--- start Data rows ---

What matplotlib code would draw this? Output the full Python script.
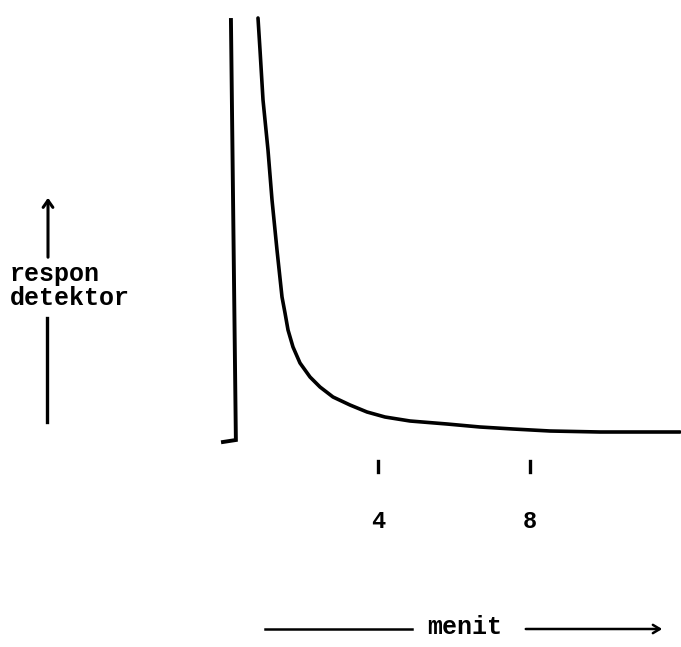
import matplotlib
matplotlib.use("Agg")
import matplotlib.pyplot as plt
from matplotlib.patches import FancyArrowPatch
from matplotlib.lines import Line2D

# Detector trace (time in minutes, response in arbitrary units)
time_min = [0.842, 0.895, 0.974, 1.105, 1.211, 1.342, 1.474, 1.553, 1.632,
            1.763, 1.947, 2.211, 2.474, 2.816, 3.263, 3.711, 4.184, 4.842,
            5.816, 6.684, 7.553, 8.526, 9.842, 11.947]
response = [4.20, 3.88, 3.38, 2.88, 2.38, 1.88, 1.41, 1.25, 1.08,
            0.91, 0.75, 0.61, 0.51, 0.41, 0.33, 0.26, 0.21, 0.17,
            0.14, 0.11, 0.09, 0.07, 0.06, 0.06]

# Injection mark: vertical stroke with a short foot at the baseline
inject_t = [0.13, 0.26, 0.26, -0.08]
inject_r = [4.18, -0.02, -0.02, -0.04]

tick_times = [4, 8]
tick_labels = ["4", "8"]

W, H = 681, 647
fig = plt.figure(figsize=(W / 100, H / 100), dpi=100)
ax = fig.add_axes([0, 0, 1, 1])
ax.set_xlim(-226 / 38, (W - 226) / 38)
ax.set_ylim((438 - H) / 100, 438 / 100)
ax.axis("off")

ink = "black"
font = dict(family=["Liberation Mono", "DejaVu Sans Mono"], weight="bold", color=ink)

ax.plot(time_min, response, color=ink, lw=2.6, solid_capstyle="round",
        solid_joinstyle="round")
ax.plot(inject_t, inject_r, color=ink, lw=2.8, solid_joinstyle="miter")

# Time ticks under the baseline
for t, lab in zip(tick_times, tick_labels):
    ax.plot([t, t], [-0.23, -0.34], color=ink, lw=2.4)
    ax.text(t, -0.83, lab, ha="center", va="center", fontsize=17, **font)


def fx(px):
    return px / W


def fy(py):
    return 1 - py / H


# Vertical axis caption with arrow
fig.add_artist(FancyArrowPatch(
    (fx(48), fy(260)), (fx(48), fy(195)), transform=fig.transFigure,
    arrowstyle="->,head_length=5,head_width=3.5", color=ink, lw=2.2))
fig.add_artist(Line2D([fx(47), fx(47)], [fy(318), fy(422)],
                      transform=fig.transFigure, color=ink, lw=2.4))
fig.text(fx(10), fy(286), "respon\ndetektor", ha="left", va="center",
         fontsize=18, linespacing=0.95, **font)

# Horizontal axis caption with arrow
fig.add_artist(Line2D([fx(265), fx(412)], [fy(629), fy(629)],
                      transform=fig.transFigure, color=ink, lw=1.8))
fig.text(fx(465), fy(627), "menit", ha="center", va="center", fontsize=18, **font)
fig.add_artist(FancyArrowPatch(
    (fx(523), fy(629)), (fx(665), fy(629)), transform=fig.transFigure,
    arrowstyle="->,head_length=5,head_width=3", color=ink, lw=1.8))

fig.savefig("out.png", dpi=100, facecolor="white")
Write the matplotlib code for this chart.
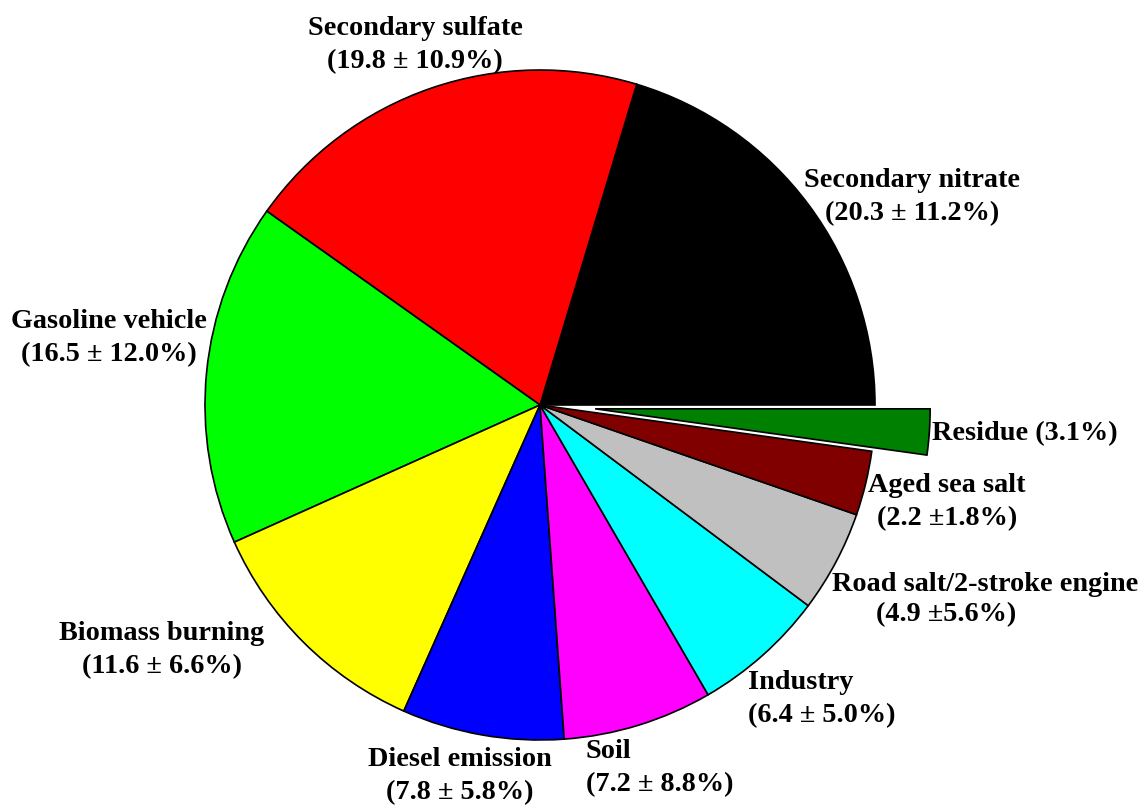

--- end Data rows ---

_Task requirements_: In the copy, include no pictures; restate the listing above exactly.

_Response below_:
What matplotlib code would draw this? Output the full Python script.
import matplotlib
matplotlib.use("Agg")
import matplotlib.pyplot as plt
from matplotlib.patches import FancyArrowPatch
from matplotlib.lines import Line2D

# Detector trace (time in minutes, response in arbitrary units)
time_min = [0.842, 0.895, 0.974, 1.105, 1.211, 1.342, 1.474, 1.553, 1.632,
            1.763, 1.947, 2.211, 2.474, 2.816, 3.263, 3.711, 4.184, 4.842,
            5.816, 6.684, 7.553, 8.526, 9.842, 11.947]
response = [4.20, 3.88, 3.38, 2.88, 2.38, 1.88, 1.41, 1.25, 1.08,
            0.91, 0.75, 0.61, 0.51, 0.41, 0.33, 0.26, 0.21, 0.17,
            0.14, 0.11, 0.09, 0.07, 0.06, 0.06]

# Injection mark: vertical stroke with a short foot at the baseline
inject_t = [0.13, 0.26, 0.26, -0.08]
inject_r = [4.18, -0.02, -0.02, -0.04]

tick_times = [4, 8]
tick_labels = ["4", "8"]

W, H = 681, 647
fig = plt.figure(figsize=(W / 100, H / 100), dpi=100)
ax = fig.add_axes([0, 0, 1, 1])
ax.set_xlim(-226 / 38, (W - 226) / 38)
ax.set_ylim((438 - H) / 100, 438 / 100)
ax.axis("off")

ink = "black"
font = dict(family=["Liberation Mono", "DejaVu Sans Mono"], weight="bold", color=ink)

ax.plot(time_min, response, color=ink, lw=2.6, solid_capstyle="round",
        solid_joinstyle="round")
ax.plot(inject_t, inject_r, color=ink, lw=2.8, solid_joinstyle="miter")

# Time ticks under the baseline
for t, lab in zip(tick_times, tick_labels):
    ax.plot([t, t], [-0.23, -0.34], color=ink, lw=2.4)
    ax.text(t, -0.83, lab, ha="center", va="center", fontsize=17, **font)


def fx(px):
    return px / W


def fy(py):
    return 1 - py / H


# Vertical axis caption with arrow
fig.add_artist(FancyArrowPatch(
    (fx(48), fy(260)), (fx(48), fy(195)), transform=fig.transFigure,
    arrowstyle="->,head_length=5,head_width=3.5", color=ink, lw=2.2))
fig.add_artist(Line2D([fx(47), fx(47)], [fy(318), fy(422)],
                      transform=fig.transFigure, color=ink, lw=2.4))
fig.text(fx(10), fy(286), "respon\ndetektor", ha="left", va="center",
         fontsize=18, linespacing=0.95, **font)

# Horizontal axis caption with arrow
fig.add_artist(Line2D([fx(265), fx(412)], [fy(629), fy(629)],
                      transform=fig.transFigure, color=ink, lw=1.8))
fig.text(fx(465), fy(627), "menit", ha="center", va="center", fontsize=18, **font)
fig.add_artist(FancyArrowPatch(
    (fx(523), fy(629)), (fx(665), fy(629)), transform=fig.transFigure,
    arrowstyle="->,head_length=5,head_width=3", color=ink, lw=1.8))

fig.savefig("out.png", dpi=100, facecolor="white")
Write the matplotlib code for this chart.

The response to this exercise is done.